I checked my implementation of packet tracing compared to the same scene with only early ray termination. I got these numbers

Normal ray tracing with early ray termination yielded the following results:

Did 6,503,630 triangle intersections

Did 20,193,290 traversals

Did 33,267,596 box intersections

Packet tracing with a packet size of 4x4:

Did 6,560,144 triangle intersections

Did 1,877,640 traversals

Did 11,500,952 box intersections

Packet tracing with a packet size of 8x8:

Did 9,904,128 triangle intersections

Did 602,404 traversals

Did 10,080,299 box intersections

Packet tracing with a packet size of 16x16:

Did 20,155,648 triangle intersections

Did 248,074 traversals

Did 10,991,985 box intersections

Path tracing

A part of the handin was also to implement either photon mapping or path tracing.
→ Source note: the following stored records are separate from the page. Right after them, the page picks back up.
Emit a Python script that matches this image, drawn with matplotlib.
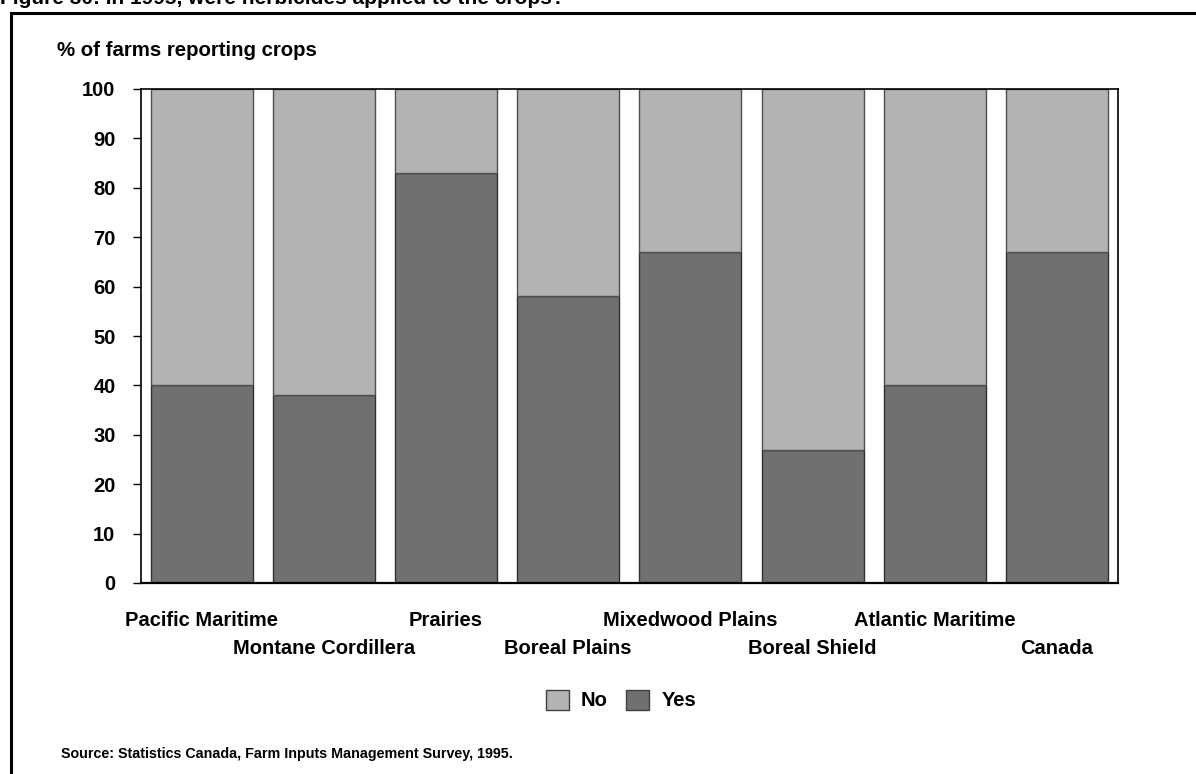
import numpy as np
import matplotlib.pyplot as plt
from matplotlib.patches import Rectangle, Patch

plt.rcParams['font.family'] = ['Liberation Sans', 'DejaVu Sans']
plt.rcParams['font.weight'] = 'bold'

# data
regions = ["Pacific Maritime", "Montane Cordillera", "Prairies", "Boreal Plains",
           "Mixedwood Plains", "Boreal Shield", "Atlantic Maritime", "Canada"]
yes_pct = [40, 38, 83, 58, 67, 27, 40, 67]
no_pct = [100 - v for v in yes_pct]

yes_color = "#707070"
no_color = "#b3b3b3"

W, H = 1196, 774
fig = plt.figure(figsize=(W / 100, H / 100), dpi=100)

# frame around the figure (runs off the right and bottom)
fig.patches.append(Rectangle((11 / W, -0.1), 1.2, 1 - 13 / H + 0.1,
                             transform=fig.transFigure, fill=False,
                             edgecolor="black", linewidth=2.2))

# title, clipped at the top edge
fig.text(0.0, 1 - 4 / H, "Figure 30: In 1995, were herbicides applied to the crops?",
         fontsize=15, fontweight="bold", va="baseline", ha="left")

ax = fig.add_axes([140.5 / W, 1 - 583 / H, (1118 - 140.5) / W, (583 - 89) / H])
x = np.arange(len(regions))
ax.bar(x, yes_pct, width=0.835, color=yes_color, edgecolor="#303030", linewidth=1)
ax.bar(x, no_pct, bottom=yes_pct, width=0.835, color=no_color, edgecolor="#505050", linewidth=1)

ax.set_xlim(-0.5, len(regions) - 0.5)
ax.set_ylim(0, 100)
ax.set_yticks(range(0, 101, 10))
ax.tick_params(axis="y", length=6, width=1, labelsize=14.5, pad=12)
ax.tick_params(axis="x", length=0, labelbottom=False)
for s in ax.spines.values():
    s.set_linewidth(1.2)
ax.spines["bottom"].set_linewidth(1.6)

# staggered category labels
for i, name in enumerate(regions):
    ypix = 620 if i % 2 == 0 else 648
    ax.text(i, 1 - (ypix - 89) / (583 - 89),
            name, transform=ax.get_xaxis_transform(), ha="center", va="center",
            fontsize=14.5, fontweight="bold")

fig.text(57 / W, 1 - 51 / H, "% of farms reporting crops", fontsize=14.7,
         fontweight="bold", va="center", ha="left")

handles = [Patch(facecolor=no_color, edgecolor="#404040", label="No"),
           Patch(facecolor=yes_color, edgecolor="#404040", label="Yes")]
fig.legend(handles=handles, loc="center", bbox_to_anchor=(621 / W, 1 - 700 / H), ncol=2,
           frameon=False, fontsize=14.5, handlelength=1.15, handleheight=1.15,
           handletextpad=0.6, columnspacing=0.9)

fig.text(61 / W, 1 - 754 / H, "Source: Statistics Canada, Farm Inputs Management Survey, 1995.",
         fontsize=10.3, fontweight="bold", va="center", ha="left")

fig.savefig("out.png", dpi=100)
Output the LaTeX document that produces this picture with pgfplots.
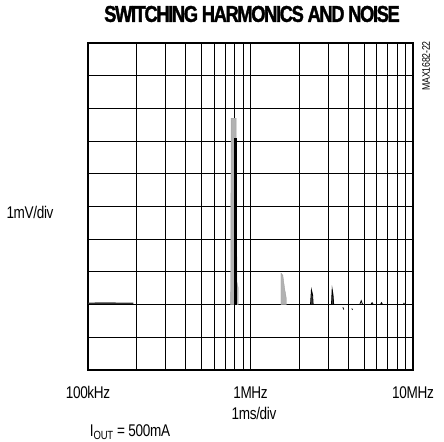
\documentclass[border=0pt]{standalone}
\usepackage{fontspec}
\setmainfont{Liberation Sans}[FakeStretch=0.8,LetterSpace=-2]
\newfontfamily\titlefont{Liberation Sans Bold}[FakeStretch=0.8,LetterSpace=-6,FakeBold=1.5]
\usepackage{pgfplots}
\pgfplotsset{compat=1.18}
\begin{document}
\begin{tikzpicture}
\path[use as bounding box] (-88bp,-72bp) rectangle (356bp,370bp);
\begin{axis}[
  at={(0,0)},anchor=south west,
  scale only axis,width=325bp,height=327bp,
  xmode=log,xmin=1e5,xmax=1e7,ymin=0,ymax=10,
  xtick={1e5,1e6,1e7},xticklabels={100kHz,1MHz,10MHz},
  minor xtick={2e5,3e5,4e5,5e5,6e5,7e5,8e5,9e5,2e6,3e6,4e6,5e6,6e6,7e6,8e6,9e6},
  ytick={0,1,...,10},yticklabels={},
  tick style={draw=none},
  xmajorgrids,xminorgrids,ymajorgrids,
  grid style={black,line width=1pt},
  minor grid style={black,line width=1pt},
  axis line style={line width=2.5pt},
  xticklabel style={font=\fontsize{17}{17}\selectfont,yshift=-13bp},
  clip=true]
% baseline noise
\addplot[gray!40!black,line width=2pt] coordinates {(1e5,2.03)(1.3e5,2.04)(1.6e5,2.03)(1.9e5,2.03)};
\addplot[black,line width=1.8pt] coordinates {(1e5,2.0)(7.7e5,2.0)(8.3e5,2.0)(1.5e6,2.0)(2.5e6,2.0)(1e7,2.0)};
% fundamental
\addplot[fill=gray!60,draw=gray!75] coordinates {(7.55e5,2)(7.6e5,7.7)(8.15e5,7.7)(8.25e5,2.7)(8.4e5,2.5)(8.4e5,2)} -- cycle;
\addplot[black,line width=2.5pt] coordinates {(8.06e5,2)(8.06e5,7.1)};
% harmonics
\addplot[fill=gray!60,draw=gray!75] coordinates {(1.54e6,2)(1.54e6,2.96)(1.58e6,2.9)(1.62e6,2.5)(1.66e6,2.2)(1.66e6,2)} -- cycle;
\addplot[fill=gray!50!black,draw=black,line width=0.8pt] coordinates {(2.34e6,2)(2.37e6,2.45)(2.41e6,2.3)(2.43e6,2)} -- cycle;
\addplot[fill=gray!50!black,draw=black,line width=0.8pt] coordinates {(3.15e6,2)(3.18e6,2.47)(3.22e6,2.3)(3.25e6,2)} -- cycle;
\addplot[black,line width=0.8pt] coordinates {(4.7e6,2)(4.8e6,2.12)(4.9e6,2)};
\addplot[black,line width=0.8pt] coordinates {(5.5e6,2)(5.6e6,2.06)(5.7e6,2)};
\addplot[black,line width=0.8pt] coordinates {(6.3e6,2)(6.4e6,2.06)(6.5e6,2)};
\addplot[black,line width=0.8pt] coordinates {(8.7e6,2)(8.8e6,2.04)(8.9e6,2)};
\addplot[black,line width=0.8pt] coordinates {(3.7e6,1.92)(3.75e6,1.85)};
\addplot[black,line width=0.8pt] coordinates {(4.2e6,1.88)(4.25e6,1.84)};
\end{axis}
\node[font=\titlefont\fontsize{23}{23}\selectfont] at (164bp,356bp) {SWITCHING HARMONICS AND NOISE};
\node[font=\fontsize{17}{17}\selectfont] at (-58bp,158bp) {1mV/div};
\node[font=\fontsize{17}{17}\selectfont] at (166bp,-43bp) {1ms/div};
\node[font=\fontsize{17}{17}\selectfont] at (42bp,-62bp) {I\textsubscript{OUT} = 500mA};
\node[font=\fontsize{11}{11}\selectfont,rotate=90] at (338bp,304bp) {MAX1682-22};
\end{tikzpicture}
\end{document}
I chose path tracing with 512 samples per pixel. The result can be seen here

pathtracing

The conclusion

This was a very fun project to work on and an exciting way to finish of a good course in rendering algorithms. I wish I could have had more time doing this project because I don't think I was far from getting much better results using leaf traversal. As you can see on my numbers above the amount of ray/triangle intersection tests explode at packet size 16x16, while the traversal is pretty low.